* _Exercise description_
Write out the listing from the line with "Clone this chart in Observable Plot." to the line with "const headLen = 12, headHalf = 5;", both lines included, exactly and nothing beyond. Leave pictures out.
>> START
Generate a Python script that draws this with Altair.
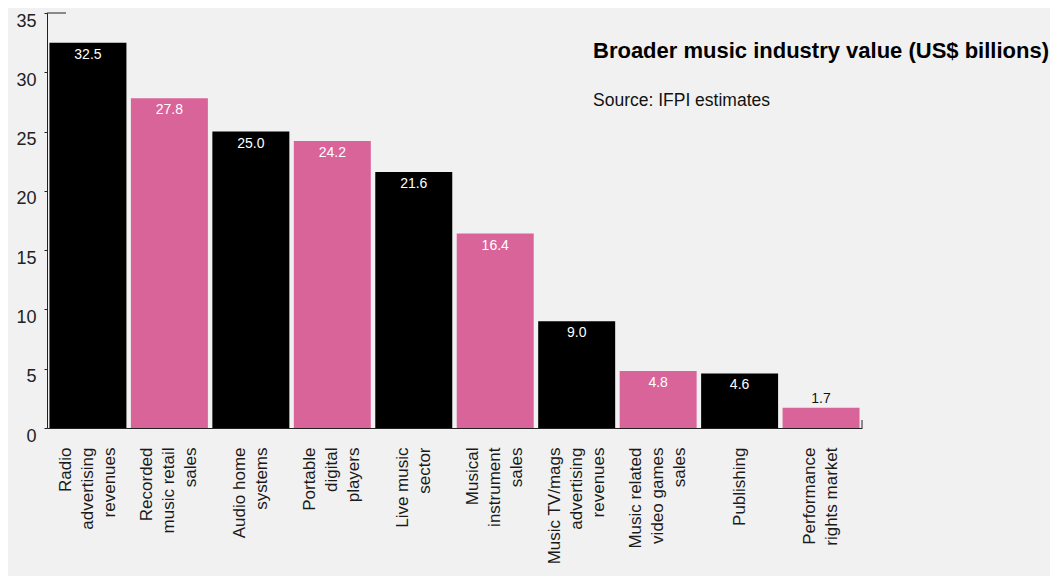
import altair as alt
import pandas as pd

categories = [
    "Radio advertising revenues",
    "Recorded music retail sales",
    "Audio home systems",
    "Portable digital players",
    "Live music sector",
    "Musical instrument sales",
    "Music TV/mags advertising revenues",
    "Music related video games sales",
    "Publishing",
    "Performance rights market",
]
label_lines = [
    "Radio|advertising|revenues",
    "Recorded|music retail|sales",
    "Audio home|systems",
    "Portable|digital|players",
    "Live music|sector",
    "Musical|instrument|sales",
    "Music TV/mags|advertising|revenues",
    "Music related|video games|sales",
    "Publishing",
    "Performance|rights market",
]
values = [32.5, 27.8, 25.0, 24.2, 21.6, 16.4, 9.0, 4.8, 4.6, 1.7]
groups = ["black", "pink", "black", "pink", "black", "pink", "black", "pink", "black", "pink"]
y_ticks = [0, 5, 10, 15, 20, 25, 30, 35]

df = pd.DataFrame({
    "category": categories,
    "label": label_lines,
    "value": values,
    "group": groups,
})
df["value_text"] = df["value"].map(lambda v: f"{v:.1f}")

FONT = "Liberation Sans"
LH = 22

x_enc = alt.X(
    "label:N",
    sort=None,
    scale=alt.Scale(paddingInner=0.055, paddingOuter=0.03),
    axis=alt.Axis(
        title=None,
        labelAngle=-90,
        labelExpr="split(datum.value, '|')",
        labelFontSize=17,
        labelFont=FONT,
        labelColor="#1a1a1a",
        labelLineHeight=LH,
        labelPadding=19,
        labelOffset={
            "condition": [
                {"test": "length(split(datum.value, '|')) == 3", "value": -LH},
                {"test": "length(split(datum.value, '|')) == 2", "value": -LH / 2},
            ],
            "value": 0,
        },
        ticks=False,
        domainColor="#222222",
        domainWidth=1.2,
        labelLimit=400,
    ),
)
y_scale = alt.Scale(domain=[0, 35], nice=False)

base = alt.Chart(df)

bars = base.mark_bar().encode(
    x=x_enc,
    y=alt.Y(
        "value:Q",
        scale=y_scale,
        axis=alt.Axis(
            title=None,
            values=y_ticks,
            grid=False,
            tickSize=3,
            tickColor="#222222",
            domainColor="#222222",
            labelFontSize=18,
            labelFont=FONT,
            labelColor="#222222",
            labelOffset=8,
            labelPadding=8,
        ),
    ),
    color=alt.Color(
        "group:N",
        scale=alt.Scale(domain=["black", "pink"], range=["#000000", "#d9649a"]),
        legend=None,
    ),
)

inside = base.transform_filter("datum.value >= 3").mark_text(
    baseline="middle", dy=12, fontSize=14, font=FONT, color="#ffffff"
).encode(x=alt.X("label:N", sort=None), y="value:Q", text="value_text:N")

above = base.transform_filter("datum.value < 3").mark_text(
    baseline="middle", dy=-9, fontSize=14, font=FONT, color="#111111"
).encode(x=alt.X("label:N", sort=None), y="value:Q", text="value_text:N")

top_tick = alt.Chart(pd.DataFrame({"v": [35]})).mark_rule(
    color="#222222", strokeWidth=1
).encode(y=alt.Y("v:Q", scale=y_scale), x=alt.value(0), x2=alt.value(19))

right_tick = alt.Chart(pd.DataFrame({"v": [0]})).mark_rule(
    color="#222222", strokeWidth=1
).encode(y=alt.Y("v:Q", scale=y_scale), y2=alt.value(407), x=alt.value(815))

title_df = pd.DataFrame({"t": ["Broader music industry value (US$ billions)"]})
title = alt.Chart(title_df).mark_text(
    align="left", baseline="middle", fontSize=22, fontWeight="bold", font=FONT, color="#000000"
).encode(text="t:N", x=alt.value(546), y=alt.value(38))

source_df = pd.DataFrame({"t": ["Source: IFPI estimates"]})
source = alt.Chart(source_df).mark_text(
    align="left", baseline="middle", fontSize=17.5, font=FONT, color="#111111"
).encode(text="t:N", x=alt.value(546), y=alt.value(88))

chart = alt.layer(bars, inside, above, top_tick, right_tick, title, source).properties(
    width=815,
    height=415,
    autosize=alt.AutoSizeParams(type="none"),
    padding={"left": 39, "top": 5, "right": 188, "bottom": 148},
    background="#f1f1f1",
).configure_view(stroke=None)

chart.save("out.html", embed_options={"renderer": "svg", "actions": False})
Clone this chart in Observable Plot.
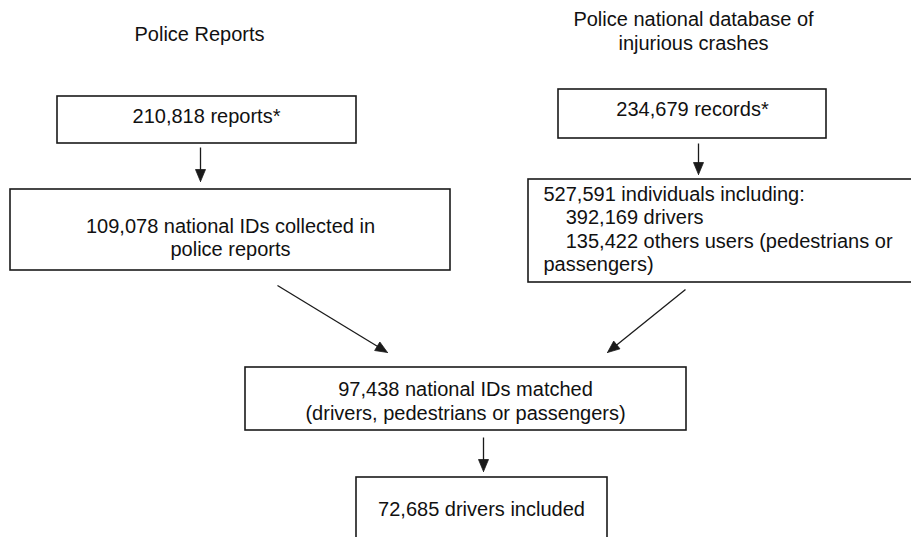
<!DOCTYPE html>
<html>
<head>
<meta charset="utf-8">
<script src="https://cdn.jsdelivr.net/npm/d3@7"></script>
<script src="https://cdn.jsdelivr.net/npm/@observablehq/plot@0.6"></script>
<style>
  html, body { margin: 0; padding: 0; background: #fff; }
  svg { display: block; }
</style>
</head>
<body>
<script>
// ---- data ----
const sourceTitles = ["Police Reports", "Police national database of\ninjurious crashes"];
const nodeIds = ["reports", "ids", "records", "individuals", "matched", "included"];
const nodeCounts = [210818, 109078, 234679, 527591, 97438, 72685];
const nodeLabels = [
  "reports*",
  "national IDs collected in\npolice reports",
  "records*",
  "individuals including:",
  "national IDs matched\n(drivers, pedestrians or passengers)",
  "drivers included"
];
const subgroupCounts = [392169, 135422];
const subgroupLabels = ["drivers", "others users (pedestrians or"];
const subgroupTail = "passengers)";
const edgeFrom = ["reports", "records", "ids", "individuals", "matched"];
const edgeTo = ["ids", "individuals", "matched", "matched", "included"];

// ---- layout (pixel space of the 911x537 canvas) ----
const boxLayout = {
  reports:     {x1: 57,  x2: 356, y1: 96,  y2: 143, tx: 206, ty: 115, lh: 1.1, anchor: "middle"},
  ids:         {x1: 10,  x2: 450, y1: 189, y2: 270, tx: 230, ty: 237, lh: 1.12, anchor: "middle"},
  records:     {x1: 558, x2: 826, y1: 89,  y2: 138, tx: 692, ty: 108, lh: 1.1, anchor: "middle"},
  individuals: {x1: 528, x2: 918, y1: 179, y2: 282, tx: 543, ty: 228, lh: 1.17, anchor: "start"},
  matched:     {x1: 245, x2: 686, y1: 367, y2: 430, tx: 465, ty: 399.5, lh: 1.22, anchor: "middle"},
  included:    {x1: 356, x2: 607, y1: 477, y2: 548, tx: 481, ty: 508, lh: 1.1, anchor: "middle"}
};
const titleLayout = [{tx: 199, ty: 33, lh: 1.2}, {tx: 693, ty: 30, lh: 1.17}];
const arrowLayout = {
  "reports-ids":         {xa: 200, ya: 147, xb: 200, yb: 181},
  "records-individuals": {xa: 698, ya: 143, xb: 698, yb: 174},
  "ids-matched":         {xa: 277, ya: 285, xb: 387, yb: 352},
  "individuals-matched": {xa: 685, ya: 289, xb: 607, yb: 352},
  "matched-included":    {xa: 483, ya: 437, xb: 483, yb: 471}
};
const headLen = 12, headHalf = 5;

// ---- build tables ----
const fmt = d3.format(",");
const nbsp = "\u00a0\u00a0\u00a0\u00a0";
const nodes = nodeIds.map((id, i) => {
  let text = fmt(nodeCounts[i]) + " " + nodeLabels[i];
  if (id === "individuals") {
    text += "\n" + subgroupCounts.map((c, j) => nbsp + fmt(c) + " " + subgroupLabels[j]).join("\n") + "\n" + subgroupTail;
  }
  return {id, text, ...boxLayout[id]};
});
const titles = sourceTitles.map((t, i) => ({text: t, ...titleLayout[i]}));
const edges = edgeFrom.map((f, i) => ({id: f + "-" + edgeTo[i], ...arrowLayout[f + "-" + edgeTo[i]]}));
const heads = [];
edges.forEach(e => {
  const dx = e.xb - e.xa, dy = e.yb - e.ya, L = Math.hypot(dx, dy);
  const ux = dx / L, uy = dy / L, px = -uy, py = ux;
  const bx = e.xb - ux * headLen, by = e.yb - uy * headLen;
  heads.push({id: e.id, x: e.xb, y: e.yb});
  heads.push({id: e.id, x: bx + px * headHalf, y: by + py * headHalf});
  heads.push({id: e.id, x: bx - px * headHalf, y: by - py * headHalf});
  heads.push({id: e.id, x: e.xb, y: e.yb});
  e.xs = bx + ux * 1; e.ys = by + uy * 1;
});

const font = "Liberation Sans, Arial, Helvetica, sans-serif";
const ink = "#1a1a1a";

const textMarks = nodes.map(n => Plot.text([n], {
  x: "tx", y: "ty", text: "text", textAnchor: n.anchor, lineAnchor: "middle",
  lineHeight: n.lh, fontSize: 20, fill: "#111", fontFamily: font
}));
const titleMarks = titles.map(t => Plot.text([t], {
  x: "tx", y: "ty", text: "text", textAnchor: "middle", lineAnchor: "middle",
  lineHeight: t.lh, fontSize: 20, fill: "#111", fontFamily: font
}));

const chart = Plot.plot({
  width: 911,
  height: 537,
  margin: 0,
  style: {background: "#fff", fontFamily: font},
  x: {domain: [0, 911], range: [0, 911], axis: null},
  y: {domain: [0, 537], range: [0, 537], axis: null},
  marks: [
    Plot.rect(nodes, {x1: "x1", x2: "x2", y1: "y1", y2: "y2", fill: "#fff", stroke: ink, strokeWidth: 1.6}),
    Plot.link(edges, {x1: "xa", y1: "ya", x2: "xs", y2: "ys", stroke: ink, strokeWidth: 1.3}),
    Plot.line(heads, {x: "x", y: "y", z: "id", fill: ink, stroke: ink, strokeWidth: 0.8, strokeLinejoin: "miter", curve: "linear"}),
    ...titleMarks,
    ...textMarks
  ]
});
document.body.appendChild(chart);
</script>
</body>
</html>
>> END
* _The response_
Clone this chart in Observable Plot.
<!DOCTYPE html>
<html>
<head>
<meta charset="utf-8">
<script src="https://cdn.jsdelivr.net/npm/d3@7"></script>
<script src="https://cdn.jsdelivr.net/npm/@observablehq/plot@0.6"></script>
<style>
  html, body { margin: 0; padding: 0; background: #fff; }
  svg { display: block; }
</style>
</head>
<body>
<script>
// ---- data ----
const sourceTitles = ["Police Reports", "Police national database of\ninjurious crashes"];
const nodeIds = ["reports", "ids", "records", "individuals", "matched", "included"];
const nodeCounts = [210818, 109078, 234679, 527591, 97438, 72685];
const nodeLabels = [
  "reports*",
  "national IDs collected in\npolice reports",
  "records*",
  "individuals including:",
  "national IDs matched\n(drivers, pedestrians or passengers)",
  "drivers included"
];
const subgroupCounts = [392169, 135422];
const subgroupLabels = ["drivers", "others users (pedestrians or"];
const subgroupTail = "passengers)";
const edgeFrom = ["reports", "records", "ids", "individuals", "matched"];
const edgeTo = ["ids", "individuals", "matched", "matched", "included"];

// ---- layout (pixel space of the 911x537 canvas) ----
const boxLayout = {
  reports:     {x1: 57,  x2: 356, y1: 96,  y2: 143, tx: 206, ty: 115, lh: 1.1, anchor: "middle"},
  ids:         {x1: 10,  x2: 450, y1: 189, y2: 270, tx: 230, ty: 237, lh: 1.12, anchor: "middle"},
  records:     {x1: 558, x2: 826, y1: 89,  y2: 138, tx: 692, ty: 108, lh: 1.1, anchor: "middle"},
  individuals: {x1: 528, x2: 918, y1: 179, y2: 282, tx: 543, ty: 228, lh: 1.17, anchor: "start"},
  matched:     {x1: 245, x2: 686, y1: 367, y2: 430, tx: 465, ty: 399.5, lh: 1.22, anchor: "middle"},
  included:    {x1: 356, x2: 607, y1: 477, y2: 548, tx: 481, ty: 508, lh: 1.1, anchor: "middle"}
};
const titleLayout = [{tx: 199, ty: 33, lh: 1.2}, {tx: 693, ty: 30, lh: 1.17}];
const arrowLayout = {
  "reports-ids":         {xa: 200, ya: 147, xb: 200, yb: 181},
  "records-individuals": {xa: 698, ya: 143, xb: 698, yb: 174},
  "ids-matched":         {xa: 277, ya: 285, xb: 387, yb: 352},
  "individuals-matched": {xa: 685, ya: 289, xb: 607, yb: 352},
  "matched-included":    {xa: 483, ya: 437, xb: 483, yb: 471}
};
const headLen = 12, headHalf = 5;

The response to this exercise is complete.